Only the lines from the top of the listing below to the line that has "yTickLabels = ['0.49','0.5','0.51','0.52','0.53','0.54','0.55'];" should be echoed, with both ends kept and pictures left out.

### DATASET EXTRACT
=-=-=
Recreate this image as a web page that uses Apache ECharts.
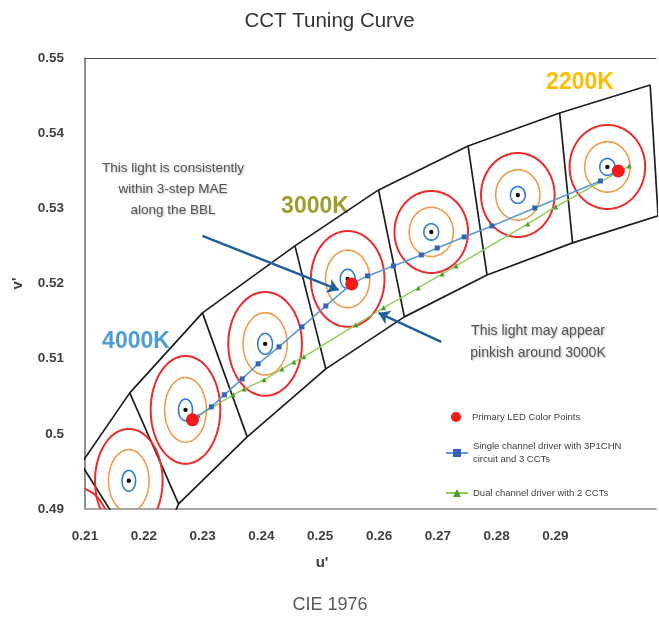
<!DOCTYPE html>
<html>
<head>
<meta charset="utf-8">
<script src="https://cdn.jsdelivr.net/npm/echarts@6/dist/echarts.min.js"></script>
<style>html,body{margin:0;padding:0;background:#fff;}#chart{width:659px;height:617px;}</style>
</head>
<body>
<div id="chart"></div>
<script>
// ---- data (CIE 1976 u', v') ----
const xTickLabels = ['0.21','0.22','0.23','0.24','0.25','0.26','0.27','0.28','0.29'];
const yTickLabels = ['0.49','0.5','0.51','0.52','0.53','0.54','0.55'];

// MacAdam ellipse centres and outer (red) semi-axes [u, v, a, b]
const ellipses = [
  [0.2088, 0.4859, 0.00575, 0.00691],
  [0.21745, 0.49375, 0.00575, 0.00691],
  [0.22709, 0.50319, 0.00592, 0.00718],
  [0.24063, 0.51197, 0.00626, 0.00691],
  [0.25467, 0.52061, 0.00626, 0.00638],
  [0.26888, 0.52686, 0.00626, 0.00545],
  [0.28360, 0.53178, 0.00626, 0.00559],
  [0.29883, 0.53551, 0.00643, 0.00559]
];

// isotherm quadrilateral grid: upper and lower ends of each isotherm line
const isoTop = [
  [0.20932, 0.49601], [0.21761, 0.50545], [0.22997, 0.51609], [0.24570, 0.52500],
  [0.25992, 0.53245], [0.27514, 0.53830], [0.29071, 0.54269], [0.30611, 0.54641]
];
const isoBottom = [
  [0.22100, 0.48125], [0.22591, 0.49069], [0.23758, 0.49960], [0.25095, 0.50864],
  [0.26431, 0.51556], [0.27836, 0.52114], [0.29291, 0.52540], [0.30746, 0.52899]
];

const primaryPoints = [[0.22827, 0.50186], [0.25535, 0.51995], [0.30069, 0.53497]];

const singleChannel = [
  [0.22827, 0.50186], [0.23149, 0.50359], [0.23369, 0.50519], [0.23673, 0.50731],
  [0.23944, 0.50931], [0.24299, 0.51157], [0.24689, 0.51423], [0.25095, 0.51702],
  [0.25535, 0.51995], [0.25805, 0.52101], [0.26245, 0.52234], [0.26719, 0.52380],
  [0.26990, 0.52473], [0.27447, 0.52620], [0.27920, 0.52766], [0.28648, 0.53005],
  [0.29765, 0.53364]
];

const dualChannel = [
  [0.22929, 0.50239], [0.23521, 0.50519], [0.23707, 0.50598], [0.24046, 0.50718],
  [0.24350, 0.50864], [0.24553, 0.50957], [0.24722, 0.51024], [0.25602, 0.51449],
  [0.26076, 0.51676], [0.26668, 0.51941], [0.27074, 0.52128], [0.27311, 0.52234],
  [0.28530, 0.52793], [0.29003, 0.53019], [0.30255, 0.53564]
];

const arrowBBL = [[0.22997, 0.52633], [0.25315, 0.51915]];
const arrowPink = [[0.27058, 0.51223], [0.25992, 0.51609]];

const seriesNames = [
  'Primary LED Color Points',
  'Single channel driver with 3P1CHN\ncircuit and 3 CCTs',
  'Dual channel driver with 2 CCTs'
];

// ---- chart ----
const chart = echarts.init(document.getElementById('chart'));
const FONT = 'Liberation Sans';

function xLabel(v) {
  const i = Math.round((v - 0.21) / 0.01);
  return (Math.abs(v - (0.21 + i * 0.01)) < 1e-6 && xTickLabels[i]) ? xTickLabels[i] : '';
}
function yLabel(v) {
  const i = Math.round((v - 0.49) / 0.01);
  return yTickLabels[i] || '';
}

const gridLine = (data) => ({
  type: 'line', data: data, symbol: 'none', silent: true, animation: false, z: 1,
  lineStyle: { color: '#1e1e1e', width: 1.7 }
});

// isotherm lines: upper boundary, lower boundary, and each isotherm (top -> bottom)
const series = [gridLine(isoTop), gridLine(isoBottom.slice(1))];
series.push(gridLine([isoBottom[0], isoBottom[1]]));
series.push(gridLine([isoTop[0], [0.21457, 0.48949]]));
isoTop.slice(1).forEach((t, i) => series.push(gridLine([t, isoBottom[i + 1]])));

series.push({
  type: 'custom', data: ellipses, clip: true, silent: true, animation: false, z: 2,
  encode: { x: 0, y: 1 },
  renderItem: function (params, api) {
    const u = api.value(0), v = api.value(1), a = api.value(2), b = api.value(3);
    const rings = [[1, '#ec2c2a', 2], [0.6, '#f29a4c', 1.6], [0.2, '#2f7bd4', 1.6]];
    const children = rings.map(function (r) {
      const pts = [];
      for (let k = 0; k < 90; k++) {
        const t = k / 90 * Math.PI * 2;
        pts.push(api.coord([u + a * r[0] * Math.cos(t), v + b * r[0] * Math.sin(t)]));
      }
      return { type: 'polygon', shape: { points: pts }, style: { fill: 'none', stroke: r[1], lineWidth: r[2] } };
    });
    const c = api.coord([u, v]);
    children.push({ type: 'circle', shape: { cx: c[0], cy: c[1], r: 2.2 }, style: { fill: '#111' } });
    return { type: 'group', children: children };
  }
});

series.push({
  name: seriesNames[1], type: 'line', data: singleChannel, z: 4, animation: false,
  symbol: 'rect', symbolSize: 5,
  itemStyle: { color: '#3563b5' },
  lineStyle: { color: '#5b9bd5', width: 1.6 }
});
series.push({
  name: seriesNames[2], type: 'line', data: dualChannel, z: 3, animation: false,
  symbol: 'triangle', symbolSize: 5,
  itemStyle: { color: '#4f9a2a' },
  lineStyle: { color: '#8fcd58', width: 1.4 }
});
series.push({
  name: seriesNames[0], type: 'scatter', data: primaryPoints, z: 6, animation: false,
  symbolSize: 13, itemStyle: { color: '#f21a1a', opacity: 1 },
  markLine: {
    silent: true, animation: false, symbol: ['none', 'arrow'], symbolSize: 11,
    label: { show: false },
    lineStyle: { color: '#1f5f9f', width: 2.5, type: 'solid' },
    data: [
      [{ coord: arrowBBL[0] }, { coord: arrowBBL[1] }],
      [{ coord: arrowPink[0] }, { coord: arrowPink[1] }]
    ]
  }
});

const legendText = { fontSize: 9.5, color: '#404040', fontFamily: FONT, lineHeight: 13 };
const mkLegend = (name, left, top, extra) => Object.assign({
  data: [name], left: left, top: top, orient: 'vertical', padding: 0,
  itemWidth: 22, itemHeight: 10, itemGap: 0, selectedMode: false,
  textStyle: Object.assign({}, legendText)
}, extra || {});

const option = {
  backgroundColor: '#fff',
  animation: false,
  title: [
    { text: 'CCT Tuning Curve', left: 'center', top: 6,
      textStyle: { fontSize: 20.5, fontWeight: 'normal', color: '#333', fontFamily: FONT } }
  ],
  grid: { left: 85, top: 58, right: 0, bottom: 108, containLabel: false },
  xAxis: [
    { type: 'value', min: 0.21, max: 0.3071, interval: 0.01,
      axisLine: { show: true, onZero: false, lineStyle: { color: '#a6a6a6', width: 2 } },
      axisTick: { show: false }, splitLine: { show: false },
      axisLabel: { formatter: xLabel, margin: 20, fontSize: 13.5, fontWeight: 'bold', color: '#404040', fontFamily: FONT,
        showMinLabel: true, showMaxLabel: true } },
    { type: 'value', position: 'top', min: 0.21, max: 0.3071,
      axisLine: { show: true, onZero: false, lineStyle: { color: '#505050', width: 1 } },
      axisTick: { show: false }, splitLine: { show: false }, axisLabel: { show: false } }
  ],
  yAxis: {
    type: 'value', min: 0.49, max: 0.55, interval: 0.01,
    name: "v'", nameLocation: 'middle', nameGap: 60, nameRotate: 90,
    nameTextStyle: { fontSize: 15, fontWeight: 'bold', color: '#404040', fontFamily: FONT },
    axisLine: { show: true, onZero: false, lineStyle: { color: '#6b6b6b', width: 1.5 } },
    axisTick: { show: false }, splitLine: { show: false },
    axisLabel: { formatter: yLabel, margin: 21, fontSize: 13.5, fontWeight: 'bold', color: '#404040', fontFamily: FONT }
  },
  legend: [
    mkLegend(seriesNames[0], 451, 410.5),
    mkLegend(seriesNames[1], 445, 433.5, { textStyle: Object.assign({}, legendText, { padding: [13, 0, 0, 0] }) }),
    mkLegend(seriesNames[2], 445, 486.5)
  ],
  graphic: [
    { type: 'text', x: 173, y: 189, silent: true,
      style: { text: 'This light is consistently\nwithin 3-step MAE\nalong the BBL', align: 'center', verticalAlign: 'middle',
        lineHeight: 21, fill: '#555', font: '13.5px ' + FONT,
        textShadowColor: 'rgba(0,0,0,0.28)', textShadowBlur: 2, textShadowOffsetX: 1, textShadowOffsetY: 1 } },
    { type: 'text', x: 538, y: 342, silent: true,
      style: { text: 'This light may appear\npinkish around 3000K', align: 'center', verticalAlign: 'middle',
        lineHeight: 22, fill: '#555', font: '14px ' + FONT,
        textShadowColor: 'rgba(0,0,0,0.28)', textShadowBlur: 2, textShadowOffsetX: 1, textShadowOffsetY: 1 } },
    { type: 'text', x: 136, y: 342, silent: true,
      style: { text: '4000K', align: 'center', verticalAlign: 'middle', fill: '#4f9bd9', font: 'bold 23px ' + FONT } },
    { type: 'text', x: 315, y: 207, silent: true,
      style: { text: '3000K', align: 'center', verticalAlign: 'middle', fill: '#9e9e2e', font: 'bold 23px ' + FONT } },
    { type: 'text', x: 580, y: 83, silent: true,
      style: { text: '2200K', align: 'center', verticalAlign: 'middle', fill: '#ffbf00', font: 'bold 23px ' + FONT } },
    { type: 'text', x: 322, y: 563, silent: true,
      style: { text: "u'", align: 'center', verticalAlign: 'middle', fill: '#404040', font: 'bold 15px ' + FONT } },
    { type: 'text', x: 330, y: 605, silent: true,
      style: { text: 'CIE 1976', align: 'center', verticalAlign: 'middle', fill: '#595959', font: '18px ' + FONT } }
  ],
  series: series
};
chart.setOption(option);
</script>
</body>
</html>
=-=-=
### WRITTEN ANSWER
Recreate this image as a web page that uses Apache ECharts.
<!DOCTYPE html>
<html>
<head>
<meta charset="utf-8">
<script src="https://cdn.jsdelivr.net/npm/echarts@6/dist/echarts.min.js"></script>
<style>html,body{margin:0;padding:0;background:#fff;}#chart{width:659px;height:617px;}</style>
</head>
<body>
<div id="chart"></div>
<script>
// ---- data (CIE 1976 u', v') ----
const xTickLabels = ['0.21','0.22','0.23','0.24','0.25','0.26','0.27','0.28','0.29'];
const yTickLabels = ['0.49','0.5','0.51','0.52','0.53','0.54','0.55'];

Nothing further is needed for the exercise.